**Given instruction**:
Starting with the first line of the data that follows, transcribe every line verbatim until the line containing "from bokeh.resources import INLINE" has been transcribed.

======

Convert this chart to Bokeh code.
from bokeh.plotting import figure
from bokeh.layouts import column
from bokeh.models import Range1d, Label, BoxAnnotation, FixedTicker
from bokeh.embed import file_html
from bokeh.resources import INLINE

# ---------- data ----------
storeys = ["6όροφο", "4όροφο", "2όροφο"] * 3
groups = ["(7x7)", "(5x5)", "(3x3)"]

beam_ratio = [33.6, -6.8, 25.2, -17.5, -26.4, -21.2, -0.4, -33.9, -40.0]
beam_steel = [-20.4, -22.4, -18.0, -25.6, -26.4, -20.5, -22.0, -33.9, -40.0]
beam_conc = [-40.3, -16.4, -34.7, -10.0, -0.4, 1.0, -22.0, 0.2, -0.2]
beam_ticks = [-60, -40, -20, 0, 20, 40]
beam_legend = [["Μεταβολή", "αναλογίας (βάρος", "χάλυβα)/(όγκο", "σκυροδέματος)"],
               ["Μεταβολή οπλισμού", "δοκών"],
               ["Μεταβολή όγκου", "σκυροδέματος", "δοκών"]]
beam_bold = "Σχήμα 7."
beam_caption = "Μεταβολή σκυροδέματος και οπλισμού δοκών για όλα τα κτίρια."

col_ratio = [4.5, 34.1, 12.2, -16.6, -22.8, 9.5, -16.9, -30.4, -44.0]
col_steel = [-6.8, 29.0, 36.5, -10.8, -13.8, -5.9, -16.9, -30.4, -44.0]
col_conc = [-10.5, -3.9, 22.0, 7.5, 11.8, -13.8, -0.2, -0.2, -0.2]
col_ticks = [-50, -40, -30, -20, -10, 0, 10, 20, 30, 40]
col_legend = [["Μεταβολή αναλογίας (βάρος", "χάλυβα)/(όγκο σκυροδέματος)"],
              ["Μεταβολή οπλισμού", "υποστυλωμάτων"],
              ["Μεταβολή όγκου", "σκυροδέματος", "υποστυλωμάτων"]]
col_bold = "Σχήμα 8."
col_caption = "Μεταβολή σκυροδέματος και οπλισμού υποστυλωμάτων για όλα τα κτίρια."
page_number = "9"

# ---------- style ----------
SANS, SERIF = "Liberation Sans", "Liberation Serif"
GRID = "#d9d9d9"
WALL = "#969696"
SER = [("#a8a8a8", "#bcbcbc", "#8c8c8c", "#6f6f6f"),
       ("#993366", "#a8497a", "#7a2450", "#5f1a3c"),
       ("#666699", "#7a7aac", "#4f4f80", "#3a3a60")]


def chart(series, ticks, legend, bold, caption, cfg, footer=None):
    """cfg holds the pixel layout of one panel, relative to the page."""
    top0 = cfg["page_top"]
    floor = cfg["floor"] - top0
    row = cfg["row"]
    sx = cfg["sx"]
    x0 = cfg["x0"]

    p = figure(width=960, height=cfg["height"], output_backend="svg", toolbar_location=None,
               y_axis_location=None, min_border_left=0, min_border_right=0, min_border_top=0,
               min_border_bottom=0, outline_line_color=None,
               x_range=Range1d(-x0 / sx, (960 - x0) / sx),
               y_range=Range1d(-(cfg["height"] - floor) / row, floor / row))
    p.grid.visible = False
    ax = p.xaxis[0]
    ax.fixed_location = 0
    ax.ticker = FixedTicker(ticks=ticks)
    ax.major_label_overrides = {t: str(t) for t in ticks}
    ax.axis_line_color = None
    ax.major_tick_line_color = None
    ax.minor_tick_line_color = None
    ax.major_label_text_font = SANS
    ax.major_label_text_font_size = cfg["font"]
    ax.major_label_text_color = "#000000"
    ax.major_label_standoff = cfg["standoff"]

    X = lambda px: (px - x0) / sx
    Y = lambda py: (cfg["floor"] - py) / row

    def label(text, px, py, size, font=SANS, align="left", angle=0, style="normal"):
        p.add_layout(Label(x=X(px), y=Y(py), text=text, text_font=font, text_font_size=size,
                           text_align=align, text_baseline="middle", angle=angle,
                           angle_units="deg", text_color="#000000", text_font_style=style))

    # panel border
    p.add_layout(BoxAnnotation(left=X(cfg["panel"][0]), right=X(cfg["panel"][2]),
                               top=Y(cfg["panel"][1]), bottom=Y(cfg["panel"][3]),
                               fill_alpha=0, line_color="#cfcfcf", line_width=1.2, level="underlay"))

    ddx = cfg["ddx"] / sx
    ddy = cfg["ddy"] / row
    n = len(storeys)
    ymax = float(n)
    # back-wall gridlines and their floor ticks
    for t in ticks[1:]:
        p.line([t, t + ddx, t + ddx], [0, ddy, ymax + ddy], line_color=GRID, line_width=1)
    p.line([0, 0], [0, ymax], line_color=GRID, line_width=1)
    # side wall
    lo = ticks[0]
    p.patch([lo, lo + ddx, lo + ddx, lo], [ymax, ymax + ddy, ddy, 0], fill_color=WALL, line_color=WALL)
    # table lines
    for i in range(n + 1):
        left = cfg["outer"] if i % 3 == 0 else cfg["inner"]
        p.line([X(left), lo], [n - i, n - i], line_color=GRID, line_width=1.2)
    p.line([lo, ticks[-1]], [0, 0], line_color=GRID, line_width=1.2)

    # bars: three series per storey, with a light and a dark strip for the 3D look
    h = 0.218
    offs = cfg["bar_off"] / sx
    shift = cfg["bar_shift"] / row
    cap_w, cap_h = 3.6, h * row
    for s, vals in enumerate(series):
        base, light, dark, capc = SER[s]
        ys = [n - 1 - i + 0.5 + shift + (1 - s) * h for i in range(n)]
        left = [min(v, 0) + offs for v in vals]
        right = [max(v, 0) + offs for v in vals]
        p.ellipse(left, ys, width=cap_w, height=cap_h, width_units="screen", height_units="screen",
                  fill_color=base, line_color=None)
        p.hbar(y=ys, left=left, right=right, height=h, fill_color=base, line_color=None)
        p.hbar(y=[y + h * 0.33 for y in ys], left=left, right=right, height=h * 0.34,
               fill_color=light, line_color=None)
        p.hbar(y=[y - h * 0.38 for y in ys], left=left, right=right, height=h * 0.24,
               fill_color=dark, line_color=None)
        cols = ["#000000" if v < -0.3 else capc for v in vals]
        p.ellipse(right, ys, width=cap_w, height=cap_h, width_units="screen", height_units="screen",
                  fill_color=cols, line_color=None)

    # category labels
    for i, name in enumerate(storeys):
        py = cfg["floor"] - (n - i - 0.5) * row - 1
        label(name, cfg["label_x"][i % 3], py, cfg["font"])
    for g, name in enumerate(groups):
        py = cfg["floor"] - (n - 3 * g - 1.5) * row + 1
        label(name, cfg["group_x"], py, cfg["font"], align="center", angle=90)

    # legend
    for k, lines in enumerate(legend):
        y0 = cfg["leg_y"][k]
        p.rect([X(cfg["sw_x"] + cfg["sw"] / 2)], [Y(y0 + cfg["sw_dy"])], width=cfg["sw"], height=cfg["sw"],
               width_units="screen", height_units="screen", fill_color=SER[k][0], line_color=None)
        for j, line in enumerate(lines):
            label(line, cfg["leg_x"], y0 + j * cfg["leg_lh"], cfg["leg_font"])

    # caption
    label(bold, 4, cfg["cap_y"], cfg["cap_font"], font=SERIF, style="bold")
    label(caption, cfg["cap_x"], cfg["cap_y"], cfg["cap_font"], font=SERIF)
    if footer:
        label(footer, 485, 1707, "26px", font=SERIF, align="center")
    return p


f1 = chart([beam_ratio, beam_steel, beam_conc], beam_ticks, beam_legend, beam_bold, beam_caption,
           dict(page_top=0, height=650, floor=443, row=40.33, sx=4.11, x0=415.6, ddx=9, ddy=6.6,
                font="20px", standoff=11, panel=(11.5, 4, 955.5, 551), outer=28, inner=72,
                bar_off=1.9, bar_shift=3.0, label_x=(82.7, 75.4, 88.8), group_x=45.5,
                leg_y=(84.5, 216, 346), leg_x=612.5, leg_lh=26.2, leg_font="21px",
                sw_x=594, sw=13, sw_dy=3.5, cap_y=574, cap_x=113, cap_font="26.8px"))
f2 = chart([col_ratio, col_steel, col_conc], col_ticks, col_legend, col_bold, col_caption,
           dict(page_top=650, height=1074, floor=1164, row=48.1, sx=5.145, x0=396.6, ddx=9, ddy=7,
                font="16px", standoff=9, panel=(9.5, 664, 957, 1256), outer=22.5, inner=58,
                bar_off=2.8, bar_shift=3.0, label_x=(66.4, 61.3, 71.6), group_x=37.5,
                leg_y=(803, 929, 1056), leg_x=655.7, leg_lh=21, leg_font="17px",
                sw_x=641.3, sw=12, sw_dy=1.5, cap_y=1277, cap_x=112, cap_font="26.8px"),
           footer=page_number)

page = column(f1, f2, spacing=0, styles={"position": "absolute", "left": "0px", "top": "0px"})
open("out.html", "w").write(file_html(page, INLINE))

======

**Answer to the problem**:
Convert this chart to Bokeh code.
from bokeh.plotting import figure
from bokeh.layouts import column
from bokeh.models import Range1d, Label, BoxAnnotation, FixedTicker
from bokeh.embed import file_html
from bokeh.resources import INLINE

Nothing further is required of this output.